An academic boycott against them is a clear dumb, knee-jerk reaction that serves absolutely nothing (except maybe leading to academics leaving Israel, leaving only the right-wing nationalists in charge). You might as well boycott [url=http://en.wikipedia.org/wiki/B'Tselem]B'Tselem[/url] while you're at it.[/QUOTE]
Boycotts aren't always completely fair, but there always still reasons to commit to one. I think the deciding factor on this one is that conference was being hosted by Shimon Peres.
[QUOTE=Retardation;40570537]no it isn't. do you have any idea how many different civilizations and ethnicities ruled a patch of land called Israel over the centuries?[/QUOTE]
I am well aware of this. But what really matters is what nation was there before UN gave green light for the creation of Isreal.

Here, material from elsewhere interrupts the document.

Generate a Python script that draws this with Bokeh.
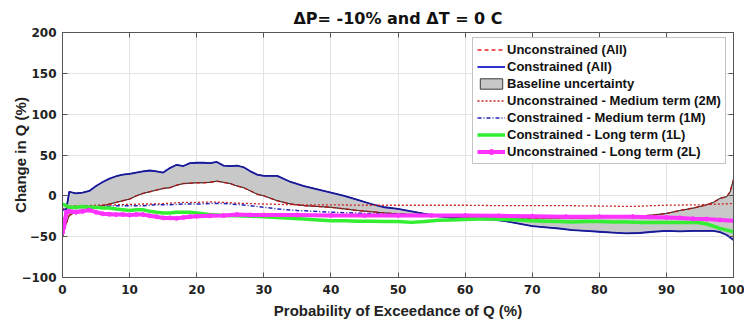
from bokeh.plotting import figure
from bokeh.models import Range1d, LinearAxis, FixedTicker, Legend, LegendItem
from bokeh.embed import file_html
from bokeh.resources import INLINE

# Probability of exceedance grid shared by the two "All" envelopes
x_all = [0, 0.5, 1, 2, 3, 4, 5, 6, 7, 8, 9, 10, 11, 12, 13, 14, 15, 16, 17, 18, 19,
         20, 21, 22, 23, 24, 25, 26, 27, 28, 29, 30, 32, 34, 36, 38, 40, 42, 44, 46,
         48, 50, 52, 54, 56, 58, 60, 62, 64, 66, 68, 70, 72, 74, 76, 78, 80, 82, 84,
         86, 88, 90, 92, 94, 96, 97, 98, 99, 99.5, 100]
constrained_all = [-48, -20, 5, 3, 4, 6, 12, 17, 21, 24, 26, 27, 28.5, 30, 31, 30, 28.5,
                   34, 38, 36.5, 40, 40.5, 40.5, 40, 41.5, 37, 36.5, 37, 35, 30, 26, 24.5,
                   24.5, 17, 12, 8, 4, 0, -5, -10, -14, -16, -19, -22, -25, -27, -28,
                   -28.5, -29, -31, -34, -37, -38.5, -40, -42, -43, -44, -45, -46, -45.5,
                   -44, -43, -43.5, -43, -43, -43, -44.5, -48, -51, -54]
unconstrained_all = [-50, -35, -24, -20, -17, -16, -14, -12, -10, -8, -6, -4, 0, 3, 5, 7,
                     9, 10, 13, 15, 15.5, 16, 16, 16.5, 18, 16.5, 15, 12, 10, 6, 2, 0, -6,
                     -10, -12, -13, -14, -16, -18, -19.5, -21, -22, -23, -24, -25, -25.5,
                     -26, -26, -26.5, -27, -27, -27, -27, -27, -27, -27, -26.5, -26, -25.5,
                     -25, -23.5, -21.5, -18, -15, -11, -8, -3, -1, 5, 20]

# Unconstrained - Medium term (2M)
x_2m = [0, 1, 2, 4, 6, 8, 10, 12, 14, 16, 18, 20, 22, 24, 26, 28, 30, 35, 40, 45, 50, 55,
        60, 65, 70, 75, 80, 85, 88, 90, 95, 98, 100]
unc_2m = [-16, -13, -12, -12, -11, -11, -10.5, -10, -10, -9, -8, -8, -7.5, -8, -9, -9.5,
          -10, -11, -11, -11.5, -11.5, -11.5, -11.5, -12, -12, -12, -12.5, -13, -12, -11.5,
          -11, -10, -9.5]

# Constrained - Medium term (1M)
x_1m = [0, 1, 2, 4, 6, 8, 10, 12, 14, 16, 18, 20, 22, 24, 26, 28, 30, 32, 35, 40, 45, 50,
        55, 60, 65, 70, 75, 80, 85, 90, 95, 100]
con_1m = [-18, -14, -14, -13, -13, -12, -12, -12, -11, -11, -10, -10, -9.5, -9.5, -10.5,
          -12, -14, -16, -18, -20, -21.5, -23, -24, -24.5, -25, -25, -25.5, -26, -26, -27,
          -28, -30]

# Constrained - Long term (1L)
x_1l = [0, 0.5, 1, 2, 3, 4, 5, 6, 7, 8, 9, 10, 11, 12, 13, 14, 15, 16, 17, 18, 19, 20, 21,
        22, 24, 26, 28, 30, 32, 34, 36, 38, 40, 42, 44, 46, 48, 50, 52, 54, 56, 58, 60, 62,
        64, 66, 68, 70, 72, 74, 76, 78, 80, 82, 84, 86, 88, 90, 92, 94, 95, 96, 97, 98, 99,
        100]
con_1l = [-10, -12, -14, -14, -13, -14, -14, -15, -15, -16, -17, -18, -17, -17, -19, -20,
          -21, -21, -20, -20, -20, -21, -22, -23, -24, -24.5, -25, -25.5, -26.5, -27.5,
          -28.5, -29.5, -30.5, -30.5, -31, -31, -31.5, -31.5, -32.5, -31.5, -30, -29.5, -29,
          -28.5, -28.5, -29, -29.5, -30.5, -31, -31.5, -32, -31.5, -31.5, -32, -32, -32.5,
          -32.5, -32.5, -32.5, -32.5, -33, -34.5, -37, -40, -42, -44]

# Unconstrained - Long term (2L)
x_2l = [0, 0.2, 0.4, 0.6, 1, 2, 3, 4, 5, 6, 7, 8, 9, 10, 11, 12, 13, 14, 15, 16, 17, 18,
        19, 20, 22, 24, 26, 28, 30, 35, 40, 45, 50, 55, 60, 65, 70, 75, 80, 85, 90, 92, 94,
        96, 98, 100]
unc_2l = [-45, -38, -28, -20, -19, -20, -19, -17.5, -20, -22, -22.5, -23, -23, -23.5, -23,
          -23, -24.5, -25.5, -27, -27, -27.5, -26.5, -25.5, -25, -24.5, -24, -23, -23.5,
          -23.5, -23.5, -24, -24, -24, -24, -24, -24.5, -25, -25.5, -25.5, -25.5, -26.5,
          -27, -28, -28.5, -29.5, -30.5]

x_ticks = [0, 10, 20, 30, 40, 50, 60, 70, 80, 90, 100]
y_ticks = [-100, -50, 0, 50, 100, 150, 200]

LABEL_FONT = "Liberation Sans"
TICK_FONT = "DejaVu Sans"

p = figure(width=744, height=325, output_backend="svg", toolbar_location=None,
           x_range=Range1d(0, 100), y_range=Range1d(-100, 200),
           min_border_left=62, min_border_right=11, min_border_top=32,
           min_border_bottom=48, title="ΔP= -10% and ΔT = 0 C")
p.title.align = "center"
p.title.text_font = TICK_FONT
p.title.text_font_size = "16px"
p.title.text_font_style = "bold"
p.title.text_color = "#111111"
p.outline_line_color = None
p.background_fill_color = "white"

for ax in (p.xaxis[0], p.yaxis[0]):
    ax.major_tick_in = 5
    ax.major_tick_out = 0
    ax.minor_tick_line_color = None
    ax.axis_line_color = "#555555"
    ax.major_tick_line_color = "#555555"
    ax.major_label_text_font = TICK_FONT
    ax.major_label_text_font_size = "12px"
    ax.major_label_text_font_style = "bold"
    ax.major_label_text_color = "#222222"
    ax.axis_label_text_font = LABEL_FONT
    ax.axis_label_text_font_size = "15px"
    ax.axis_label_text_font_style = "bold"
    ax.axis_label_text_color = "#222222"

p.xaxis.ticker = FixedTicker(ticks=x_ticks)
p.yaxis.ticker = FixedTicker(ticks=y_ticks)
p.xaxis.axis_label = "Probability of Exceedance of Q (%)"
p.yaxis.axis_label = "Change in Q (%)"
p.xaxis.major_label_standoff = 7
p.yaxis.major_label_standoff = 6
p.xaxis.axis_label_standoff = 5
p.yaxis.axis_label_standoff = -11

# box axes on top and right, ticks only
for side, ticks in (("above", x_ticks), ("right", y_ticks)):
    ax = LinearAxis(ticker=FixedTicker(ticks=ticks), major_tick_in=5, major_tick_out=0,
                    minor_tick_line_color=None, axis_line_color="#555555",
                    major_tick_line_color="#555555", major_label_text_font_size="0px",
                    major_label_standoff=0)
    p.add_layout(ax, side)

p.xgrid.ticker = FixedTicker(ticks=x_ticks)
p.ygrid.ticker = FixedTicker(ticks=y_ticks)
p.grid.grid_line_color = "#e3e3e3"
p.grid.grid_line_width = 1

# shaded envelope between the constrained and unconstrained runs
env_x = x_all + x_all[::-1]
env_y = constrained_all + unconstrained_all[::-1]
r_env = p.patch(env_x, env_y, fill_color="#c8c8c8", line_color="#3a3a3a", line_width=1)

r_unc = p.line(x_all, unconstrained_all, line_color="#ee2222", line_width=1.5,
               line_dash="4 3")
r_con = p.line(x_all, constrained_all, line_color="#1a1acc", line_width=1.8)
p.line(x_all, unconstrained_all, line_color="#402020", line_width=1, line_alpha=0.6)
p.line(x_all, constrained_all, line_color="#1c1c40", line_width=1, line_alpha=0.6)

r_2m = p.line(x_2m, unc_2m, line_color="#cc2222", line_width=1.3, line_dash="2 2")
r_1m = p.line(x_1m, con_1m, line_color="#2222bb", line_width=1.5, line_dash="4 2 1 2")
r_1l = p.line(x_1l, con_1l, line_color="#33ee33", line_width=3.5)
r_2l = p.line(x_2l, unc_2l, line_color="#ff33ff", line_width=4)
r_2l_pts = p.scatter(x_2l, unc_2l, size=4, color="#ff33ff")

legend = Legend(items=[
    LegendItem(label="Unconstrained (All)", renderers=[r_unc]),
    LegendItem(label="Constrained (All)", renderers=[r_con]),
    LegendItem(label="Baseline uncertainty", renderers=[r_env]),
    LegendItem(label="Unconstrained - Medium term (2M)", renderers=[r_2m]),
    LegendItem(label="Constrained - Medium term (1M)", renderers=[r_1m]),
    LegendItem(label="Constrained - Long term (1L)", renderers=[r_1l]),
    LegendItem(label="Unconstrained - Long term (2L)", renderers=[r_2l, r_2l_pts]),
], location=(410, 113))
legend.margin = 0
legend.padding = 4
legend.spacing = 2
legend.label_height = 13
legend.glyph_height = 13
legend.glyph_width = 28
legend.label_standoff = 2
legend.label_text_font = LABEL_FONT
legend.label_text_font_size = "13px"
legend.label_text_font_style = "bold"
legend.label_text_color = "#111111"
legend.border_line_color = "#888888"
legend.border_line_width = 1
legend.background_fill_alpha = 1
p.add_layout(legend, "center")

open("out.html", "w").write(file_html(p, INLINE))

[QUOTE=Retardation;40570537]yeah ok buddy it's a good thing you're "enlightened" to all the realpolitik going on behind our backs, it's all about that oil and the media got us all tricked[/QUOTE]
enlightned no. sceptical yes.
They are doing a really good job at it. Mainstream media never even mentions the connection between oil and the dollar. For a good reason of course. If they did, people would quickly understand the reasoning behind every conflict in the middle east that have been going on during the past few decades. People would also realize what it is that truly defines what power is in this time and age is. It is the very lack of media coverage, that makes is the strongest evidence for this.
We humans have on a global scale built an entire civilization and economy based around oil. What would you be able to control, if you had all the oil?
Dictators, WDMs, chemical weapons, religion and red lines means nothing, other then promoting an agenda.
Why are the West supporting arabic dictatorships and monarchies who also opress their people? Why is Iran, Syria, and former Iraq the bad boys? because they refused to use the dollar to trade their oil with. Everyone is the bad guy.